## What is expected
Restate the listing that follows word for word, without its pictures.

··· Data block

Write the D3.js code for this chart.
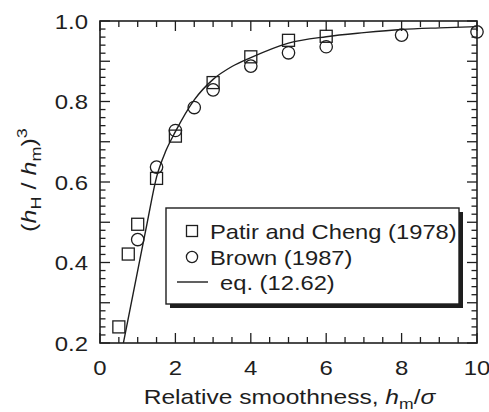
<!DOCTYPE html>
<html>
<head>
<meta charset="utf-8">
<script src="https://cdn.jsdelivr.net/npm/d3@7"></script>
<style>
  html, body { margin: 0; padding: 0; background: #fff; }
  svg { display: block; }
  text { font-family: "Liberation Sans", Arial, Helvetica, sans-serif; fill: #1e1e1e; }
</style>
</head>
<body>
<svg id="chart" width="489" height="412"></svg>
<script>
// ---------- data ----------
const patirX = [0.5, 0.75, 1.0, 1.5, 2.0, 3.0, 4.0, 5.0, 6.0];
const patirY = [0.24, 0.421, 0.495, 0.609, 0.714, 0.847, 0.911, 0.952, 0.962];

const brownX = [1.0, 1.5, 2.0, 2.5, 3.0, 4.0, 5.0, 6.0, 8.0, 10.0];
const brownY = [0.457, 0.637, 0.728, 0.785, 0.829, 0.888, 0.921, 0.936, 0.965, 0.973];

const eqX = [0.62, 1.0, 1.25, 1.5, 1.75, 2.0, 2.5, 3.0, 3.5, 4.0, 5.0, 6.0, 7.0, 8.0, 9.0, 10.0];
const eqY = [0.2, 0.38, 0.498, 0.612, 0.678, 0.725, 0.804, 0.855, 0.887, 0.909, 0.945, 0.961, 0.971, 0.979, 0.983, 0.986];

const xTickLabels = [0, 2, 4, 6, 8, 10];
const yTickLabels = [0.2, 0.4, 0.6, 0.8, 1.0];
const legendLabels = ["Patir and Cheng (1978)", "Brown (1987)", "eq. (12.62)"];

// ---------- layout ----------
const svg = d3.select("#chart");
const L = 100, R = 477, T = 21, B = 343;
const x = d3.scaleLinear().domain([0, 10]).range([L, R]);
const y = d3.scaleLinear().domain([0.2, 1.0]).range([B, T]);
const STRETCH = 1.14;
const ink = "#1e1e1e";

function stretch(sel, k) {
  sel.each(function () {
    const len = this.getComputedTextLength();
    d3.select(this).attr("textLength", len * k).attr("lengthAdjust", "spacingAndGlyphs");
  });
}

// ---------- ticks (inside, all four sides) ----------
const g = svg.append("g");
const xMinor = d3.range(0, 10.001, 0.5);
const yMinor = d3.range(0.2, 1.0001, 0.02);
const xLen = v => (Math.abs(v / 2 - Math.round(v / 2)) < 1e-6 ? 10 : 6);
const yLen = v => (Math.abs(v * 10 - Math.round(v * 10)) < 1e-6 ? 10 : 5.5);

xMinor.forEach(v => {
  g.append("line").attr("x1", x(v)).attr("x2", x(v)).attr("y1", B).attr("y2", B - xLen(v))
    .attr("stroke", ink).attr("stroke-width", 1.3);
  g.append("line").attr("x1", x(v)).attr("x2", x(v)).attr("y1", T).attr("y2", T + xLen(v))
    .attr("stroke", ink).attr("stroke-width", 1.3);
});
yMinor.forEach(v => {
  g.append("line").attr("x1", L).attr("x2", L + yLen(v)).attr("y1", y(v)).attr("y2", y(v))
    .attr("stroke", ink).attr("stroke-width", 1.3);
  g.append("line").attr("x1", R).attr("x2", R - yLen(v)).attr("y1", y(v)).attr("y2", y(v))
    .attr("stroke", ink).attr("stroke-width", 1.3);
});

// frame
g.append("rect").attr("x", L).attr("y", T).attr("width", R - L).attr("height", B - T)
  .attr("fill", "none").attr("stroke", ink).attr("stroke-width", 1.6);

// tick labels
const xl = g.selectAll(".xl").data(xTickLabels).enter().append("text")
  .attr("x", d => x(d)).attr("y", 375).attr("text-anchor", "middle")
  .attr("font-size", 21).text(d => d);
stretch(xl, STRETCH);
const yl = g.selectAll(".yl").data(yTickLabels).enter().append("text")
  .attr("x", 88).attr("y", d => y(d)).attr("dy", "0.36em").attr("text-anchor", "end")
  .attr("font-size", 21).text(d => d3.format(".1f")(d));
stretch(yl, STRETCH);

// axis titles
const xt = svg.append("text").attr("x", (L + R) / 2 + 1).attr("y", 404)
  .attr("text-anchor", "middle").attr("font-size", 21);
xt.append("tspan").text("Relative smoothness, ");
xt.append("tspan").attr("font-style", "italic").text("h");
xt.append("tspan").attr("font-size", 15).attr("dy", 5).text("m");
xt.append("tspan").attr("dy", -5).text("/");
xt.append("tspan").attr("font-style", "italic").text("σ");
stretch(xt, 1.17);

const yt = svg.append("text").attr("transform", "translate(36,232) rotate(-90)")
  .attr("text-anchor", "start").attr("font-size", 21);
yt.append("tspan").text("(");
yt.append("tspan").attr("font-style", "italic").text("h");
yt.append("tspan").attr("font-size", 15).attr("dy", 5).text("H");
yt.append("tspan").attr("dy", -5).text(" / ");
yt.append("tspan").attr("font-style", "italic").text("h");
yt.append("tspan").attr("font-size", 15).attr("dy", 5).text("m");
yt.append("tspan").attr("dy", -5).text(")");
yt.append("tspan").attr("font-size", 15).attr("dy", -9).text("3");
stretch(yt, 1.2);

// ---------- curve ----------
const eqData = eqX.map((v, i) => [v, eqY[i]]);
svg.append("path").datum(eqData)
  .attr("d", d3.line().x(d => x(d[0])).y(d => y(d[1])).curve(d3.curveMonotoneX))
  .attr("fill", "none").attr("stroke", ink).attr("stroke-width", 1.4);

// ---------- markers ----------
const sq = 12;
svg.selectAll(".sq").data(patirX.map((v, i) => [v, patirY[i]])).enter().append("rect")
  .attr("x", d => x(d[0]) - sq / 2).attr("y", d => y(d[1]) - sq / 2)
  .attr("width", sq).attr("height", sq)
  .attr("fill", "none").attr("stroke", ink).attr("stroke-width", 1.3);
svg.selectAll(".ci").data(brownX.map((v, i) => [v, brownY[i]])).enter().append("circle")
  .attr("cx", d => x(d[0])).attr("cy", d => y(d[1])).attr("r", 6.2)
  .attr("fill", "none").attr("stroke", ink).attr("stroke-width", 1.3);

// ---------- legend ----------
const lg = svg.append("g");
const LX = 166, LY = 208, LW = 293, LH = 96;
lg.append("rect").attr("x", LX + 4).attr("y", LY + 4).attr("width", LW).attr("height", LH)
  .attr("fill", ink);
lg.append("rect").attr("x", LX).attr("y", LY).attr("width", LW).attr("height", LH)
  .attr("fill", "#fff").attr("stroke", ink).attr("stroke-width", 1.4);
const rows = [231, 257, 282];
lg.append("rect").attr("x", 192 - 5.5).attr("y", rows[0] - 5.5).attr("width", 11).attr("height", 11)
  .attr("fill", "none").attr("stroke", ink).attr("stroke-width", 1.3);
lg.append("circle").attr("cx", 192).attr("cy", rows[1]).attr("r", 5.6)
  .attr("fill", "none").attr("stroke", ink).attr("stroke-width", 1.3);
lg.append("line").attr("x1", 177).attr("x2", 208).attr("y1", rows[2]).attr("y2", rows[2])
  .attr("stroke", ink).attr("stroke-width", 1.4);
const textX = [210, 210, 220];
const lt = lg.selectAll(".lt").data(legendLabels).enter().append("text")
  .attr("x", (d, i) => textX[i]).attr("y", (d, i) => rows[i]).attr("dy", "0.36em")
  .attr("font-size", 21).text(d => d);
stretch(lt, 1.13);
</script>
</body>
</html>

······

## Exercise result
Write the D3.js code for this chart.
<!DOCTYPE html>
<html>
<head>
<meta charset="utf-8">
<script src="https://cdn.jsdelivr.net/npm/d3@7"></script>
<style>
  html, body { margin: 0; padding: 0; background: #fff; }
  svg { display: block; }
  text { font-family: "Liberation Sans", Arial, Helvetica, sans-serif; fill: #1e1e1e; }
</style>
</head>
<body>
<svg id="chart" width="489" height="412"></svg>
<script>
// ---------- data ----------
const patirX = [0.5, 0.75, 1.0, 1.5, 2.0, 3.0, 4.0, 5.0, 6.0];
const patirY = [0.24, 0.421, 0.495, 0.609, 0.714, 0.847, 0.911, 0.952, 0.962];

const brownX = [1.0, 1.5, 2.0, 2.5, 3.0, 4.0, 5.0, 6.0, 8.0, 10.0];
const brownY = [0.457, 0.637, 0.728, 0.785, 0.829, 0.888, 0.921, 0.936, 0.965, 0.973];

const eqX = [0.62, 1.0, 1.25, 1.5, 1.75, 2.0, 2.5, 3.0, 3.5, 4.0, 5.0, 6.0, 7.0, 8.0, 9.0, 10.0];
const eqY = [0.2, 0.38, 0.498, 0.612, 0.678, 0.725, 0.804, 0.855, 0.887, 0.909, 0.945, 0.961, 0.971, 0.979, 0.983, 0.986];

const xTickLabels = [0, 2, 4, 6, 8, 10];
const yTickLabels = [0.2, 0.4, 0.6, 0.8, 1.0];
const legendLabels = ["Patir and Cheng (1978)", "Brown (1987)", "eq. (12.62)"];

// ---------- layout ----------
const svg = d3.select("#chart");
const L = 100, R = 477, T = 21, B = 343;
const x = d3.scaleLinear().domain([0, 10]).range([L, R]);
const y = d3.scaleLinear().domain([0.2, 1.0]).range([B, T]);
const STRETCH = 1.14;
const ink = "#1e1e1e";

function stretch(sel, k) {
  sel.each(function () {
    const len = this.getComputedTextLength();
    d3.select(this).attr("textLength", len * k).attr("lengthAdjust", "spacingAndGlyphs");
  });
}

// ---------- ticks (inside, all four sides) ----------
const g = svg.append("g");
const xMinor = d3.range(0, 10.001, 0.5);
const yMinor = d3.range(0.2, 1.0001, 0.02);
const xLen = v => (Math.abs(v / 2 - Math.round(v / 2)) < 1e-6 ? 10 : 6);
const yLen = v => (Math.abs(v * 10 - Math.round(v * 10)) < 1e-6 ? 10 : 5.5);

xMinor.forEach(v => {
  g.append("line").attr("x1", x(v)).attr("x2", x(v)).attr("y1", B).attr("y2", B - xLen(v))
    .attr("stroke", ink).attr("stroke-width", 1.3);
  g.append("line").attr("x1", x(v)).attr("x2", x(v)).attr("y1", T).attr("y2", T + xLen(v))
    .attr("stroke", ink).attr("stroke-width", 1.3);
});
yMinor.forEach(v => {
  g.append("line").attr("x1", L).attr("x2", L + yLen(v)).attr("y1", y(v)).attr("y2", y(v))
    .attr("stroke", ink).attr("stroke-width", 1.3);
  g.append("line").attr("x1", R).attr("x2", R - yLen(v)).attr("y1", y(v)).attr("y2", y(v))
    .attr("stroke", ink).attr("stroke-width", 1.3);
});

// frame
g.append("rect").attr("x", L).attr("y", T).attr("width", R - L).attr("height", B - T)
  .attr("fill", "none").attr("stroke", ink).attr("stroke-width", 1.6);

// tick labels
const xl = g.selectAll(".xl").data(xTickLabels).enter().append("text")
  .attr("x", d => x(d)).attr("y", 375).attr("text-anchor", "middle")
  .attr("font-size", 21).text(d => d);
stretch(xl, STRETCH);
const yl = g.selectAll(".yl").data(yTickLabels).enter().append("text")
  .attr("x", 88).attr("y", d => y(d)).attr("dy", "0.36em").attr("text-anchor", "end")
  .attr("font-size", 21).text(d => d3.format(".1f")(d));
stretch(yl, STRETCH);

// axis titles
const xt = svg.append("text").attr("x", (L + R) / 2 + 1).attr("y", 404)
  .attr("text-anchor", "middle").attr("font-size", 21);
xt.append("tspan").text("Relative smoothness, ");
xt.append("tspan").attr("font-style", "italic").text("h");
xt.append("tspan").attr("font-size", 15).attr("dy", 5).text("m");
xt.append("tspan").attr("dy", -5).text("/");
xt.append("tspan").attr("font-style", "italic").text("σ");
stretch(xt, 1.17);

const yt = svg.append("text").attr("transform", "translate(36,232) rotate(-90)")
  .attr("text-anchor", "start").attr("font-size", 21);
yt.append("tspan").text("(");
yt.append("tspan").attr("font-style", "italic").text("h");
yt.append("tspan").attr("font-size", 15).attr("dy", 5).text("H");
yt.append("tspan").attr("dy", -5).text(" / ");
yt.append("tspan").attr("font-style", "italic").text("h");
yt.append("tspan").attr("font-size", 15).attr("dy", 5).text("m");
yt.append("tspan").attr("dy", -5).text(")");
yt.append("tspan").attr("font-size", 15).attr("dy", -9).text("3");
stretch(yt, 1.2);

// ---------- curve ----------
const eqData = eqX.map((v, i) => [v, eqY[i]]);
svg.append("path").datum(eqData)
  .attr("d", d3.line().x(d => x(d[0])).y(d => y(d[1])).curve(d3.curveMonotoneX))
  .attr("fill", "none").attr("stroke", ink).attr("stroke-width", 1.4);

// ---------- markers ----------
const sq = 12;
svg.selectAll(".sq").data(patirX.map((v, i) => [v, patirY[i]])).enter().append("rect")
  .attr("x", d => x(d[0]) - sq / 2).attr("y", d => y(d[1]) - sq / 2)
  .attr("width", sq).attr("height", sq)
  .attr("fill", "none").attr("stroke", ink).attr("stroke-width", 1.3);
svg.selectAll(".ci").data(brownX.map((v, i) => [v, brownY[i]])).enter().append("circle")
  .attr("cx", d => x(d[0])).attr("cy", d => y(d[1])).attr("r", 6.2)
  .attr("fill", "none").attr("stroke", ink).attr("stroke-width", 1.3);

// ---------- legend ----------
const lg = svg.append("g");
const LX = 166, LY = 208, LW = 293, LH = 96;
lg.append("rect").attr("x", LX + 4).attr("y", LY + 4).attr("width", LW).attr("height", LH)
  .attr("fill", ink);
lg.append("rect").attr("x", LX).attr("y", LY).attr("width", LW).attr("height", LH)
  .attr("fill", "#fff").attr("stroke", ink).attr("stroke-width", 1.4);
const rows = [231, 257, 282];
lg.append("rect").attr("x", 192 - 5.5).attr("y", rows[0] - 5.5).attr("width", 11).attr("height", 11)
  .attr("fill", "none").attr("stroke", ink).attr("stroke-width", 1.3);
lg.append("circle").attr("cx", 192).attr("cy", rows[1]).attr("r", 5.6)
  .attr("fill", "none").attr("stroke", ink).attr("stroke-width", 1.3);
lg.append("line").attr("x1", 177).attr("x2", 208).attr("y1", rows[2]).attr("y2", rows[2])
  .attr("stroke", ink).attr("stroke-width", 1.4);
const textX = [210, 210, 220];
const lt = lg.selectAll(".lt").data(legendLabels).enter().append("text")
  .attr("x", (d, i) => textX[i]).attr("y", (d, i) => rows[i]).attr("dy", "0.36em")
  .attr("font-size", 21).text(d => d);
stretch(lt, 1.13);
</script>
</body>
</html>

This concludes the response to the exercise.